Problem to work on: Filter the data for lines with the word "Recreate", then copy every line so identified.

Stored data entries:
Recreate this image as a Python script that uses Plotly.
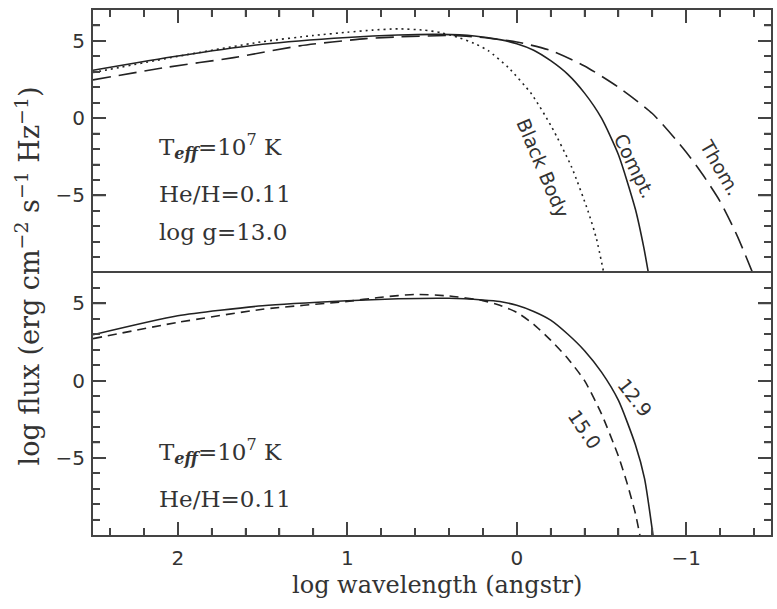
import numpy as np
import plotly.graph_objects as go

# ---------------- data ----------------
# top panel
compt_x = [2.5, 2.0, 1.5, 1.0, 0.7, 0.45, 0.25, 0.1, 0.0, -0.1, -0.2, -0.3, -0.4, -0.5, -0.6, -0.7, -0.75, -0.778]
compt_y = [3.10, 4.02, 4.78, 5.22, 5.38, 5.42, 5.32, 5.08, 4.82, 4.40, 3.72, 2.85, 1.62, 0.00, -2.37, -5.90, -8.40, -10.1]

bb_x = [2.5, 2.0, 1.5, 1.2, 1.0, 0.85, 0.7, 0.55, 0.45, 0.35, 0.25, 0.166, 0.05, -0.088, -0.205, -0.323, -0.42, -0.47, -0.515]
bb_y = [2.95, 4.00, 4.95, 5.35, 5.56, 5.70, 5.78, 5.70, 5.54, 5.24, 4.84, 4.35, 3.28, 1.55, -0.55, -3.15, -6.00, -7.80, -10.1]

thom_x = [2.5, 2.07, 1.67, 1.28, 0.89, 0.69, 0.38, 0.2, 0.0, -0.2, -0.4, -0.6, -0.8, -1.0, -1.1, -1.2, -1.3, -1.395]
thom_y = [2.48, 3.28, 3.92, 4.68, 5.15, 5.26, 5.35, 5.22, 4.93, 4.38, 3.38, 2.00, 0.30, -2.20, -3.70, -5.40, -7.60, -10.1]

# bottom panel
g129_x = [2.5, 2.0, 1.5, 1.0, 0.7, 0.4, 0.2, 0.1, 0.0, -0.1, -0.2, -0.3, -0.4, -0.5, -0.6, -0.7, -0.754, -0.805]
g129_y = [2.97, 4.20, 4.85, 5.17, 5.30, 5.33, 5.22, 5.12, 4.88, 4.48, 3.92, 3.02, 1.94, 0.55, -1.28, -4.15, -6.34, -10.1]

g150_x = [2.5, 2.0, 1.5, 1.0, 0.8, 0.6, 0.4, 0.2, 0.1, 0.0, -0.1, -0.2, -0.3, -0.4, -0.5, -0.6, -0.65, -0.7, -0.73]
g150_y = [2.72, 3.77, 4.62, 5.13, 5.40, 5.58, 5.48, 5.18, 4.88, 4.42, 3.65, 2.62, 1.45, 0.00, -2.15, -4.90, -6.60, -8.60, -10.2]

x_range = [2.5, -1.5]
y_range = [-9.99, 7]
x_major = [2, 1, 0, -1]
y_major = [-5, 0, 5]
x_tick_vals = [2.4, 2.2, 2.0, 1.8, 1.6, 1.4, 1.2, 1.0, 0.8, 0.6, 0.4, 0.2, 0.0,
               -0.2, -0.4, -0.6, -0.8, -1.0, -1.2, -1.4]
y_tick_vals = [-9, -8, -7, -6, -5, -4, -3, -2, -1, 0, 1, 2, 3, 4, 5, 6]
x_minor_step = 0.2
y_minor_step = 1

curve_col = "#222222"
frame_col = "#444444"
MAJOR_LEN = 13   # px
MINOR_LEN = 7    # px

W, H = 777, 609
M = dict(l=93, r=4, t=10, b=74)
plot_w = W - M["l"] - M["r"]
panel_h = (H - M["t"] - M["b"]) / 2.0
px_per_x = plot_w / abs(x_range[1] - x_range[0])
px_per_y = panel_h / (y_range[1] - y_range[0])

fig = go.Figure()

def add_line(x, y, dash, xa, ya):
    fig.add_trace(go.Scatter(x=x, y=y, mode="lines", xaxis=xa, yaxis=ya,
                             line=dict(color=curve_col, width=1.6, dash=dash, shape="spline", smoothing=0.6),
                             showlegend=False, hoverinfo="skip"))

add_line(bb_x, bb_y, "2px,4px", "x", "y")
add_line(thom_x, thom_y, "18px,8px", "x", "y")
add_line(compt_x, compt_y, "solid", "x", "y")
add_line(g150_x, g150_y, "9px,6px", "x2", "y2")
add_line(g129_x, g129_y, "solid", "x2", "y2")

# ---- inside tick marks built from the tick lists and the axis scales ----
def tick_segments(panel):
    xs, ys = [], []
    xdir = -1 if x_range[1] < x_range[0] else 1
    for v in x_tick_vals:
        ln = (MAJOR_LEN if v in x_major else MINOR_LEN) / px_per_y
        if panel == "top":
            xs += [v, v, None]; ys += [y_range[1], y_range[1] - ln, None]
        else:
            xs += [v, v, None]; ys += [y_range[0], y_range[0] + ln, None]
    for v in y_tick_vals:
        ln = (MAJOR_LEN if v in y_major else MINOR_LEN) / px_per_x
        xs += [x_range[0], x_range[0] + xdir * ln, None]; ys += [v, v, None]
        xs += [x_range[1], x_range[1] - xdir * ln, None]; ys += [v, v, None]
    return xs, ys

for panel, xa, ya in (("top", "x", "y"), ("bottom", "x2", "y2")):
    tx, ty = tick_segments(panel)
    fig.add_trace(go.Scatter(x=tx, y=ty, mode="lines", xaxis=xa, yaxis=ya,
                             line=dict(color=frame_col, width=1.5), connectgaps=False,
                             showlegend=False, hoverinfo="skip"))

tickfont = dict(family="DejaVu Sans", size=20, color="#333333")
common_x = dict(range=x_range, autorange=False, tickmode="array", tickvals=x_major,
                ticks="inside", ticklen=MAJOR_LEN, tickwidth=1.5, tickcolor=frame_col,
                minor=dict(ticks="inside", ticklen=MINOR_LEN, tickwidth=1.5, tickcolor=frame_col,
                           tickmode="linear", tick0=0, dtick=x_minor_step, showgrid=False),
                showline=True, linecolor=frame_col, linewidth=2,
                showgrid=False, zeroline=False, tickfont=tickfont)
common_y = dict(range=y_range, autorange=False, tickmode="array", tickvals=y_major,
                ticks="inside", ticklen=MAJOR_LEN, tickwidth=1.5, tickcolor=frame_col,
                minor=dict(ticks="inside", ticklen=MINOR_LEN, tickwidth=1.5, tickcolor=frame_col,
                           tickmode="linear", tick0=0, dtick=y_minor_step, showgrid=False),
                showline=True, linecolor=frame_col, linewidth=2,
                showgrid=False, zeroline=False, mirror="ticks", tickfont=tickfont)

fig.update_layout(
    width=W, height=H,
    margin=M,
    paper_bgcolor="white", plot_bgcolor="white",
    font=dict(family="DejaVu Sans", color="#333333"),
    xaxis=dict(common_x, anchor="y", side="top", showticklabels=False),
    xaxis2=dict(common_x, anchor="y2", side="bottom", mirror=True, ticklabelstandoff=4),
    yaxis=dict(common_y, domain=[0.5, 1.0], anchor="x", ticklabelstandoff=2),
    yaxis2=dict(common_y, domain=[0.0, 0.5], anchor="x2", ticklabelstandoff=2),
)

serif = dict(family="DejaVu Serif", size=23, color="#333333")
sans = dict(family="DejaVu Sans", size=19, color="#333333")
teff = "T<sub><b><i>eff</i></b></sub>=10<sup>7</sup> K"

anns = [
    dict(x=2.125, y=-1.82, xref="x", yref="y", text=teff, xanchor="left", font=serif),
    dict(x=2.125, y=-4.93, xref="x", yref="y", text="He/H=0.11", xanchor="left", font=serif),
    dict(x=2.125, y=-7.40, xref="x", yref="y", text="log g=13.0", xanchor="left", font=serif),
    dict(x=-0.157, y=-3.2, xref="x", yref="y", text="Black Body", textangle=67, font=sans),
    dict(x=-0.695, y=-3.1, xref="x", yref="y", text="Compt.", textangle=64, font=sans),
    dict(x=-1.204, y=-3.2, xref="x", yref="y", text="Thom.", textangle=60, font=sans),
    dict(x=2.125, y=-4.61, xref="x2", yref="y2", text=teff, xanchor="left", font=serif),
    dict(x=2.125, y=-7.63, xref="x2", yref="y2", text="He/H=0.11", xanchor="left", font=serif),
    dict(x=-0.695, y=-1.06, xref="x2", yref="y2", text="12.9", textangle=52, font=sans),
    dict(x=-0.40, y=-3.11, xref="x2", yref="y2", text="15.0", textangle=56, font=sans),
    dict(x=0.507, y=-0.095, xref="paper", yref="paper", text="log wavelength (angstr)",
         xanchor="center", yanchor="middle", font=dict(serif, size=24)),
    dict(x=-0.097, y=0.493, xref="paper", yref="paper",
         text="log flux (erg cm<sup>−2</sup> s<sup>−1</sup> Hz<sup>−1</sup>)",
         textangle=-90, xanchor="center", yanchor="middle", font=dict(serif, size=27)),
]
for a in anns:
    a.setdefault("showarrow", False)
    fig.add_annotation(**a)

fig.write_html("out.html")
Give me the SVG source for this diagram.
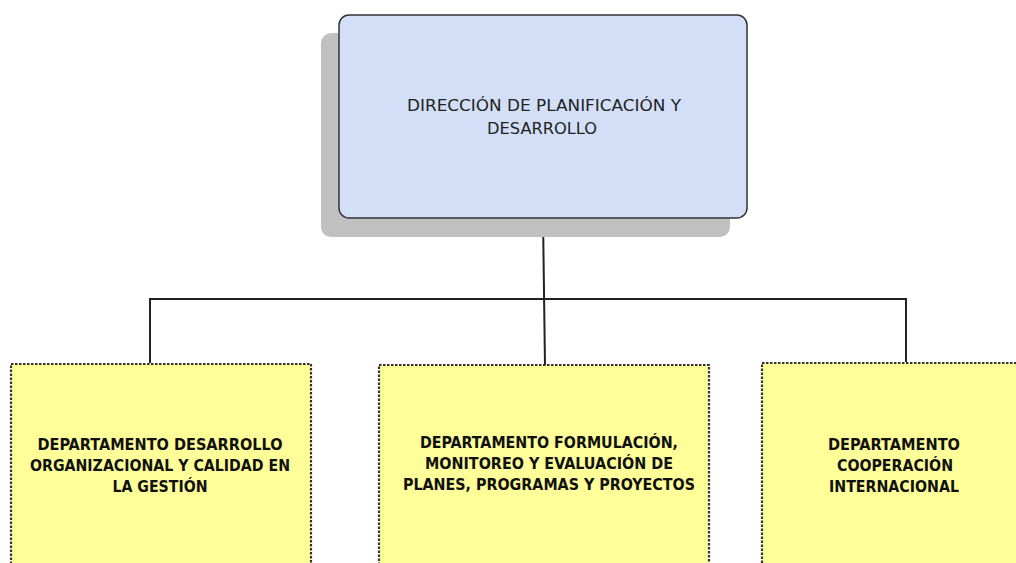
<svg xmlns="http://www.w3.org/2000/svg" width="1016" height="563" viewBox="0 0 1016 563">
<style>
.top{fill:#d3dff7;stroke:#333;stroke-width:1.5}
.shadow{fill:#c0c0c0}
.dept{fill:#ffff99;stroke:#333;stroke-width:2.2;stroke-dasharray:2.5 1.5}
.conn{fill:none;stroke:#222;stroke-width:2}
.t1{font-family:"DejaVu Sans Condensed","DejaVu Sans",sans-serif;font-size:16px;fill:#222;text-anchor:middle}
.t2{font-family:"DejaVu Sans Condensed","DejaVu Sans",sans-serif;font-size:15px;font-weight:bold;fill:#111;text-anchor:middle}
</style>
<rect width="1016" height="563" fill="#fff"/>
<g id="connectors">
<line class="conn" x1="543" y1="218" x2="545" y2="365"/>
<polyline class="conn" points="150,363 150,299 906,299 906,362"/>
</g>
<g id="direccion">
<rect class="shadow" x="321" y="33" width="409" height="204" rx="10"/>
<rect class="top" x="339" y="15" width="408" height="203" rx="10"/>
<text class="t1" x="544" y="111" textLength="274" lengthAdjust="spacingAndGlyphs">DIRECCIÓN DE PLANIFICACIÓN Y</text>
<text class="t1" x="542" y="134" textLength="110" lengthAdjust="spacingAndGlyphs">DESARROLLO</text>
</g>
<g id="dept-desarrollo">
<rect class="dept" x="11" y="364" width="300" height="210"/>
<text class="t2" x="160" y="450" textLength="245" lengthAdjust="spacingAndGlyphs">DEPARTAMENTO DESARROLLO</text>
<text class="t2" x="160" y="471" textLength="260" lengthAdjust="spacingAndGlyphs">ORGANIZACIONAL Y CALIDAD EN</text>
<text class="t2" x="160" y="492" textLength="95" lengthAdjust="spacingAndGlyphs">LA GESTIÓN</text>
</g>
<g id="dept-formulacion">
<rect class="dept" x="379" y="365" width="330" height="210"/>
<text class="t2" x="549" y="448" textLength="258" lengthAdjust="spacingAndGlyphs">DEPARTAMENTO FORMULACIÓN,</text>
<text class="t2" x="549" y="469" textLength="248" lengthAdjust="spacingAndGlyphs">MONITOREO Y EVALUACIÓN DE</text>
<text class="t2" x="549" y="490" textLength="292" lengthAdjust="spacingAndGlyphs">PLANES, PROGRAMAS Y PROYECTOS</text>
</g>
<g id="dept-cooperacion">
<rect class="dept" x="762" y="363" width="270" height="210"/>
<text class="t2" x="894" y="450" textLength="132" lengthAdjust="spacingAndGlyphs">DEPARTAMENTO</text>
<text class="t2" x="895" y="471" textLength="116" lengthAdjust="spacingAndGlyphs">COOPERACIÓN</text>
<text class="t2" x="894" y="492" textLength="130" lengthAdjust="spacingAndGlyphs">INTERNACIONAL</text>
</g>
</svg>
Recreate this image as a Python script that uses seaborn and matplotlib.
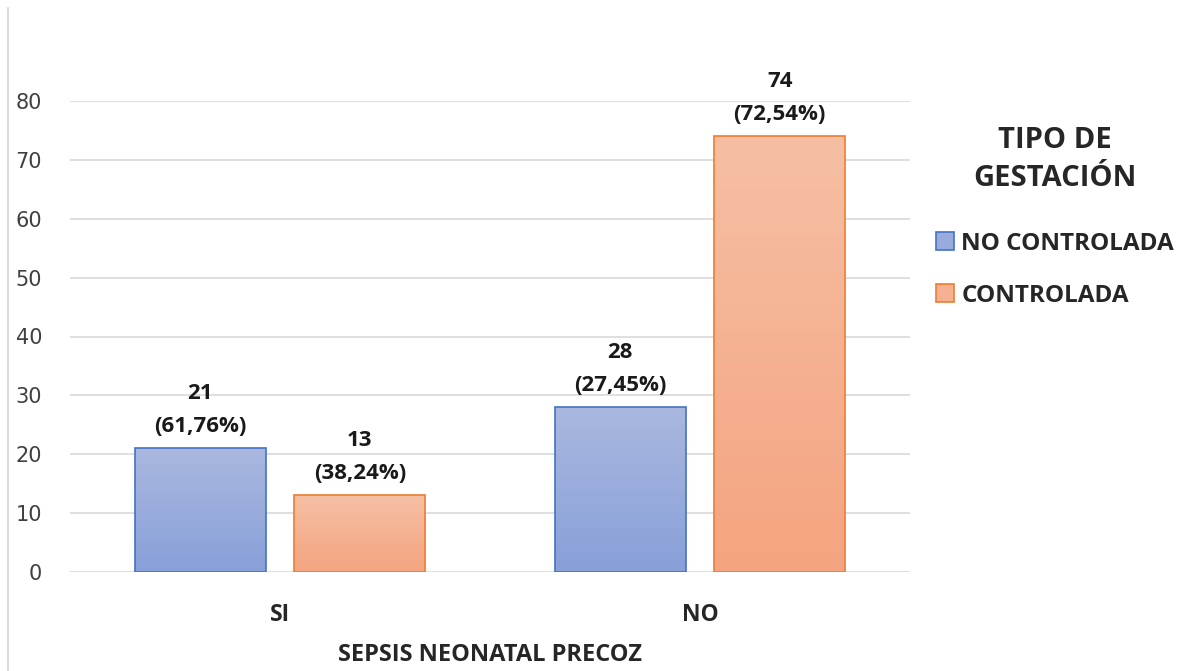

Final result:
Recreate this image as a Python script that uses Plotly.
Recreate this image as a Python script that uses seaborn and matplotlib.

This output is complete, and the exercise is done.